SPEED OF RESULTS NEEDED?
How urgent is your requirement? Is this initiative a leisurely “nice to have” or is there a pressing need for quick, substantial results?
Alternatives: Six Sigma is a thorough, rigorous process. It entails a considerable amount of front-end training before any meaningful work can begin. Lean Manufacturing, when correctly applied, can begin generating large results almost immediately.
CAN WE DO BOTH?
Can we effectively transition to both Lean Manufacturing and Six Sigma simultaneously?
Discussion: To transition to a Lean environment requires a huge commitment, and focus, from the top. Lean is, in most companies, initially a foreign philosophy. The transition typically requires a culture change and a substantial commitment. This is also true of a full blown Six Sigma implementation. Attempting to do both, simultaneously, will almost always result in neither philosophy being done very well. In addition, the underlying philosophies can cause some conflict if attempted simultaneously. An effective Lean transition has an element of “Just Do It” i.e. reduce the inventory and fix the problems that arise. Conversely, the classical Six Sigma implementation is rigid and rigorous.
WHICH TO DO FIRST?
If it doesn’t make sense to attempt to do both simultaneously, is there a reason why one should be done before another?

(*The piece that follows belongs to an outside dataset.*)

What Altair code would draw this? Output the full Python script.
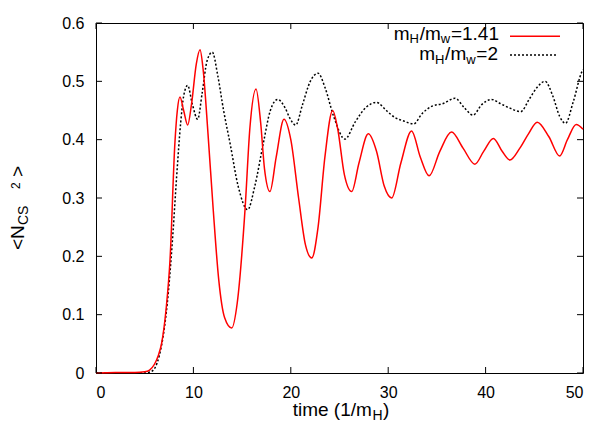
import altair as alt
import pandas as pd

# ---- data ----
t_red = [0, 2, 4, 5, 5.5, 6, 6.4, 6.74, 7.2, 7.6, 8.1, 8.35, 8.62, 9.0, 9.41, 9.8, 10.3, 10.68,
         11.0, 11.5, 12.04, 12.6, 13.2, 13.93, 14.5, 15.3, 15.8, 16.43, 16.9, 17.3, 17.86, 18.5,
         19.3, 20.0, 20.8, 21.5, 22.15, 22.8, 23.5, 24.3, 24.8, 25.5, 26.25, 27.0, 27.96, 28.8,
         29.6, 30.36, 31.3, 32.4, 33.3, 34.2, 35.3, 36.5, 37.7, 38.9, 39.8, 40.8, 41.7, 42.5,
         43.5, 44.4, 45.3, 46.5, 47.6, 48.4, 49.3, 50]
n_red = [0, 0.001, 0.001, 0.002, 0.005, 0.015, 0.03, 0.051, 0.11, 0.194, 0.394, 0.45, 0.473, 0.45,
         0.425, 0.46, 0.53, 0.554, 0.52, 0.41, 0.279, 0.16, 0.095, 0.077, 0.12, 0.28, 0.42, 0.487,
         0.43, 0.35, 0.311, 0.37, 0.435, 0.40, 0.30, 0.22, 0.197, 0.25, 0.37, 0.45, 0.42, 0.34,
         0.311, 0.36, 0.41, 0.38, 0.32, 0.30, 0.36, 0.415, 0.37, 0.338, 0.38, 0.413, 0.385, 0.358,
         0.38, 0.402, 0.38, 0.365, 0.385, 0.41, 0.43, 0.405, 0.372, 0.40, 0.426, 0.418]

t_two = [0, 5, 5.6, 6.06, 6.5, 7.0, 7.42, 7.9, 8.28, 8.7, 9.0, 9.41, 9.9, 10.44, 10.9, 11.4, 11.94,
         12.5, 13.1, 13.76, 14.6, 15.57, 16.3, 17.18, 17.9, 18.65, 19.4, 19.9, 20.5, 21.2, 22.0,
         22.8, 23.5, 24.4, 25.56, 26.6, 27.7, 28.8, 29.8, 30.7, 31.6, 32.6, 33.5, 34.45, 35.65,
         36.86, 37.8, 38.7, 39.6, 40.6, 41.5, 42.5, 43.6, 44.5, 45.3, 46.1, 46.9, 47.6, 48.2,
         49.0, 49.9, 50.0]
n_two = [0, 0, 0.002, 0.009, 0.03, 0.075, 0.137, 0.24, 0.337, 0.43, 0.475, 0.493, 0.46, 0.435,
         0.48, 0.535, 0.55, 0.51, 0.45, 0.394, 0.32, 0.28, 0.32, 0.394, 0.45, 0.469, 0.455, 0.437,
         0.425, 0.46, 0.50, 0.514, 0.49, 0.44, 0.401, 0.43, 0.455, 0.464, 0.45, 0.438, 0.432,
         0.427, 0.445, 0.457, 0.462, 0.471, 0.455, 0.442, 0.46, 0.469, 0.462, 0.454, 0.448, 0.47,
         0.49, 0.50, 0.475, 0.44, 0.428, 0.465, 0.517, 0.52]

x_ticks = [0, 10, 20, 30, 40, 50]
y_ticks = [0, 0.1, 0.2, 0.3, 0.4, 0.5, 0.6]

# ---- layout ----
W, H = 487, 350
F = "Liberation Sans"
TL = 6

xs = alt.Scale(domain=[0, 50], nice=False, zero=False)
ys = alt.Scale(domain=[0, 0.6], nice=False, zero=False)
x_axis = alt.Axis(values=x_ticks, ticks=False, domain=False, grid=False, title=None,
                  labelFont=F, labelFontSize=16, labelColor="black", labelPadding=11,
                  format="d")
y_axis = alt.Axis(values=y_ticks, ticks=False, domain=False, grid=False, title=None,
                  labelFont=F, labelFontSize=16, labelColor="black", labelPadding=12,
                  labelExpr="datum.value == 0 ? '0' : format(datum.value, '.1f')")


def X():
    return alt.X("t:Q", scale=xs, axis=x_axis)


def Y():
    return alt.Y("n:Q", scale=ys, axis=y_axis)


df_red = pd.DataFrame({"t": t_red, "n": n_red})
df_two = pd.DataFrame({"t": t_two, "n": n_two})
df_xt = pd.DataFrame({"t": x_ticks})
df_yt = pd.DataFrame({"n": y_ticks})
one = pd.DataFrame({"a": [0]})

red = alt.Chart(df_red).mark_line(color="#ff0000", strokeWidth=1.5,
                                  interpolate="monotone").encode(x=X(), y=Y())
two = alt.Chart(df_two).mark_line(color="black", strokeWidth=1.5, strokeDash=[2, 2],
                                  interpolate="monotone").encode(x=X(), y=Y())

tick_style = dict(color="black", strokeWidth=1)
xb = alt.Chart(df_xt).mark_rule(**tick_style).encode(x=X(), y=alt.value(H), y2=alt.value(H - TL))
xt = alt.Chart(df_xt).mark_rule(**tick_style).encode(x=X(), y=alt.value(0), y2=alt.value(TL))
yl = alt.Chart(df_yt).mark_rule(**tick_style).encode(y=Y(), x=alt.value(0), x2=alt.value(TL))
yr = alt.Chart(df_yt).mark_rule(**tick_style).encode(y=Y(), x=alt.value(W), x2=alt.value(W - TL))


def txt(s, x, y, size, angle=0):
    return alt.Chart(one).mark_text(text=s, font=F, fontSize=size, align="left",
                                    baseline="alphabetic", angle=angle, color="black").encode(
        x=alt.value(x), y=alt.value(y))


texts = [
    # x title: time (1/m_H)
    txt("time (1/m", 196.7, 393, 19),
    txt("H", 276.5, 396.5, 14),
    txt(")", 287, 393, 19),
    # y title: <N_CS^2>
    txt("<N", -72, 227, 19, 270),
    txt("CS", -68, 202, 14, 270),
    txt("2", -76, 166, 12, 270),
    txt(">", -72, 154, 19, 270),
    # legend row 1
    txt("m", 297.8, 17, 19),
    txt("H", 313.6, 20, 13),
    txt("/m", 323.7, 17, 19),
    txt("w", 344.8, 20, 13),
    txt("=1.41", 354.9, 17, 19),
    # legend row 2
    txt("m", 323.2, 37, 19),
    txt("H", 339, 40.5, 13),
    txt("/m", 349.1, 37, 19),
    txt("w", 370.2, 40.5, 13),
    txt("=2", 380.3, 37, 19),
]

leg_red = alt.Chart(one).mark_rule(color="#ff0000", strokeWidth=1.5).encode(
    x=alt.value(414), x2=alt.value(464), y=alt.value(13.3))
leg_two = alt.Chart(one).mark_rule(color="black", strokeWidth=1.5, strokeDash=[2, 2]).encode(
    x=alt.value(414), x2=alt.value(462), y=alt.value(32))

chart = alt.layer(two, red, xb, xt, yl, yr, leg_red, leg_two, *texts).properties(
    width=W, height=H,
    autosize=alt.AutoSizeParams(type="none"),
    padding={"left": 88, "top": 15, "right": 24, "bottom": 49},
).configure_view(stroke="black", strokeWidth=1)

chart.save("out.html", embed_options={"renderer": "svg", "actions": False})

Alternatives: Lean is an overall operating philosophy that drives the waste out of the system. The Lean process will expose problems of all sorts. In the Lean “tool kit” are a host of techniques that are utilized to resolve the exposed problems. One such technique is Six Sigma. The Lean toolkit also contains other quality improvement techniques such as Sequential Inspection, Failsafe, Source Inspection, etc.
Bottom Line: If your process is already operating Lean, and you are now facing isolated difficult quality and/or process control issues, then a Six Sigma implementation would likely be appropriate and beneficial. If, however, your company is still operating in a traditional mode, doing Lean first will almost always generate much more meaningful and timely results.
Six Sigma is a powerful tool when applied to appropriate quality and process control issues. It is NOT, however, an overall enterprise improvement methodology. The Lean Manufacturing transition process can be used to generate cash and overall global process improvements. Six Sigma methods should be then utilized, where appropriate, to resolve specific process quality / reliability issues.